The next time you see or read about a top executive announcing a merger, pay close attention.  I’m betting the boss mismanages expectations by making at least one of these five common but wrong-headed remarks.

1.      “We don’t anticipate making any changes.”

Why wouldn’t you?  During a merger or acquisition, people are primed for change.  They expect it.  So you should use this window of opportunity to make needed changes.  No company is perfect.  Take advantage of the situation and seize the opportunity to make improvements.  Besides, over the weeks and months to come, something is bound to change.  It may have nothing at all to do with the merger per se, but that doesn’t matter—the merger will be the convenient whipping boy.  With the merger in the forefront of people’s minds, that’s where they’ll lay the blame.

2.      “This is a merger of equals.”

Actually, the term “merger of equals” is a technical term used in M&A to indicate, for example, that the deal qualifies for a specific tax treatment.  But the phrase gets misinterpreted.  Employees decode it to mean that both companies will be treated as equals so far as integration decisions are concerned.  What’s worse, executives often misuse the term in attempting to assure people that neither company will dominate the other.   Even if that’s the political intent of top management, it’s an impossible dream.  Power is never perfectly balanced, so one of the two companies invariably will be a “little more equal” than the other.

3.      “We plan to take the best of both worlds.”

Hey, it won’t happen.  It never happens.  It’s an idealistic statement and you simply will not be able to deliver on it.  Frankly, I can’t even imagine how you would go about accomplishing this.  You might be genuine in your intent, but the people who are employed in those two worlds will never be persuaded that the best truly was chosen.

4.       “It will continue to be business as usual.”

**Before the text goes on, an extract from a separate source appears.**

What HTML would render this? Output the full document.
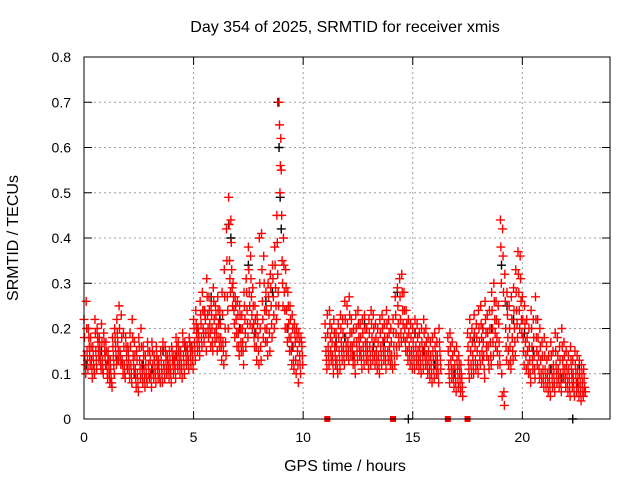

No way.  At the very least, being acquired or merged changes things psychologically.  It affects people’s perceptions, their career outlook, as well as corporate politics.  It is, well, an unusual business interlude, a unique passage in the life of the business.  So why do executives make this tired remark?  Sometimes they naively believe it to be true…sometimes they want to de-stress the troops…sometimes they mainly just want to keep people focused and productive.  But even if you intend to leave an acquisition as a stand-alone operation, it simply won’t be the same as it was before.  Better for management to acknowledge that and, as mentioned in #1 above, proceed to make some worthy changes. 

5.      “The cultures of our two companies are very similar.”

Perhaps so.  But people will focus on the differences.  Being human, they’ll aim their attention toward those cultural flash points where the two companies’ behaviors and beliefs don’t align.  They’ll grit their teeth as they deal with inevitable differences in their corporate personalities, resenting how management made false promises about cultural compatibility.  So rather than rah-rahing about how much the two firms are alike, executives should predict some cultural friction and emphasize the need to work together effectively in spite of that.

Just because a comment is well-intentioned doesn’t mean that it works.  So avoid these five phrases if you want to protect executive credibility, reduce employee cynicism, and prevent top management from being accused of reneging on its promises.